• Problem to solve: Write each line of the material exactly as given, from the top through the line that contains "const data = categories.map((name, i)", and omit all pictures.

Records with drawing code
········

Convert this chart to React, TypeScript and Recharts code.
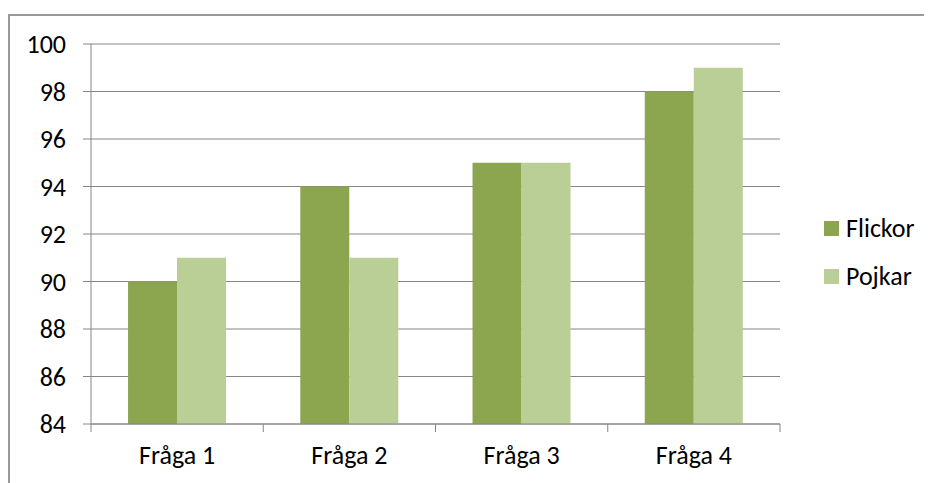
import { Bar, BarChart, CartesianGrid, Legend, XAxis, YAxis } from "recharts";

const categories = ["Fråga 1", "Fråga 2", "Fråga 3", "Fråga 4"];
const flickor = [90, 94, 95, 98];
const pojkar = [91, 91, 95, 99];
const yTicks = [84, 86, 88, 90, 92, 94, 96, 98, 100];

const FONT = "Calibri, Carlito, 'Open Sans', sans-serif";
const FS = 26;
const GRID = "#868686";
const DARK = "#8ba64e";
const LIGHT = "#b9cf96";

const data = categories.map((name, i) => ({ name, Flickor: flickor[i], Pojkar: pojkar[i] }));

// kategori-etikett i mitten, streck vid gränserna mellan kategorierna
function CategoryTick(props: any) {
  const { x, y, payload, index, visibleTicksCount } = props;
  const half = payload?.offset ?? 0;
  const top = y - 22;
  return (
    <g>
      <line x1={x - half} x2={x - half} y1={top} y2={top + 8} stroke={GRID} />
      {index === visibleTicksCount - 1 && (
        <line x1={x + half} x2={x + half} y1={top} y2={top + 8} stroke={GRID} />
      )}
      <text x={x} y={y} dy="0.71em" textAnchor="middle" fill="#000" fontSize={FS} fontFamily={FONT}>
        {payload.value}
      </text>
    </g>
  );
}

function LegendBox() {
  const items = [
    { label: "Flickor", color: DARK },
    { label: "Pojkar", color: LIGHT },
  ];
  return (
    <div style={{ fontFamily: FONT, fontSize: FS, color: "#000" }}>
      {items.map((it) => (
        <div key={it.label} style={{ display: "flex", alignItems: "center", height: 48 }}>
          <span style={{ width: 15, height: 15, background: it.color, marginRight: 7 }} />
          <span>{it.label}</span>
        </div>
      ))}
    </div>
  );
}

export default function App() {
  return (
    <div style={{ position: "relative", width: 924, height: 475 }}>
      <div
        style={{
          position: "absolute",
          left: 0,
          top: 6,
          width: 922,
          height: 467,
          borderLeft: "2px solid #9a9a9a",
          borderTop: "2px solid #9a9a9a",
        }}
      />
      <BarChart
        width={924}
        height={475}
        data={data}
        margin={{ top: 36, right: 152, bottom: 0, left: 0 }}
        barCategoryGap="21.5%"
        barGap={0}
        style={{ position: "relative" }}
      >
        <CartesianGrid vertical={false} stroke={GRID} />
        <XAxis
          dataKey="name"
          height={59}
          stroke={GRID}
          tickLine={false}
          tickSize={8}
          tickMargin={14}
          tick={<CategoryTick />}
          interval={0}
        />
        <YAxis
          width={83}
          domain={[84, 100]}
          ticks={yTicks}
          stroke={GRID}
          tickSize={8}
          tickMargin={17}
          tick={{ fill: "#000", fontSize: FS, fontFamily: FONT }}
        />
        <Legend
          layout="horizontal"
          verticalAlign="middle"
          align="center"
          wrapperStyle={{ left: 816, top: 196, width: 110 }}
          content={<LegendBox />}
        />
        <Bar dataKey="Flickor" fill={DARK} isAnimationActive={false} />
        <Bar dataKey="Pojkar" fill={LIGHT} isAnimationActive={false} />
      </BarChart>
    </div>
  );
}
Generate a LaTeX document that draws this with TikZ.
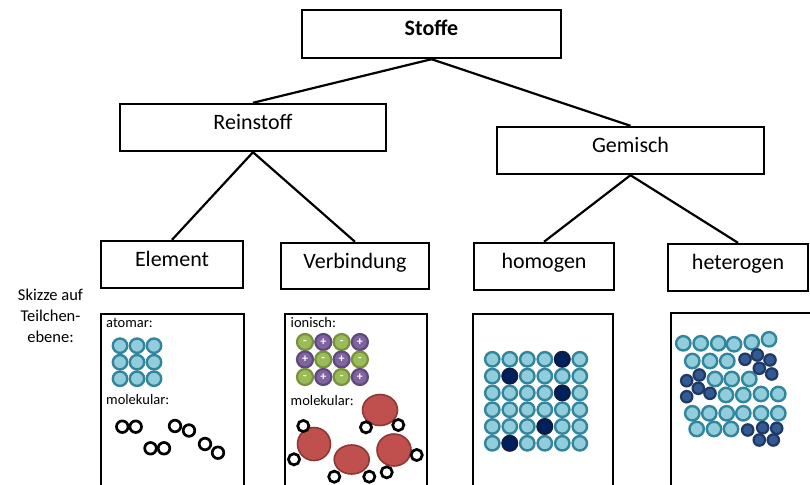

········

• Answer:
Convert this chart to React, TypeScript and Recharts code.
import { Bar, BarChart, CartesianGrid, Legend, XAxis, YAxis } from "recharts";

const categories = ["Fråga 1", "Fråga 2", "Fråga 3", "Fråga 4"];
const flickor = [90, 94, 95, 98];
const pojkar = [91, 91, 95, 99];
const yTicks = [84, 86, 88, 90, 92, 94, 96, 98, 100];

const FONT = "Calibri, Carlito, 'Open Sans', sans-serif";
const FS = 26;
const GRID = "#868686";
const DARK = "#8ba64e";
const LIGHT = "#b9cf96";

const data = categories.map((name, i) => ({ name, Flickor: flickor[i], Pojkar: pojkar[i] }));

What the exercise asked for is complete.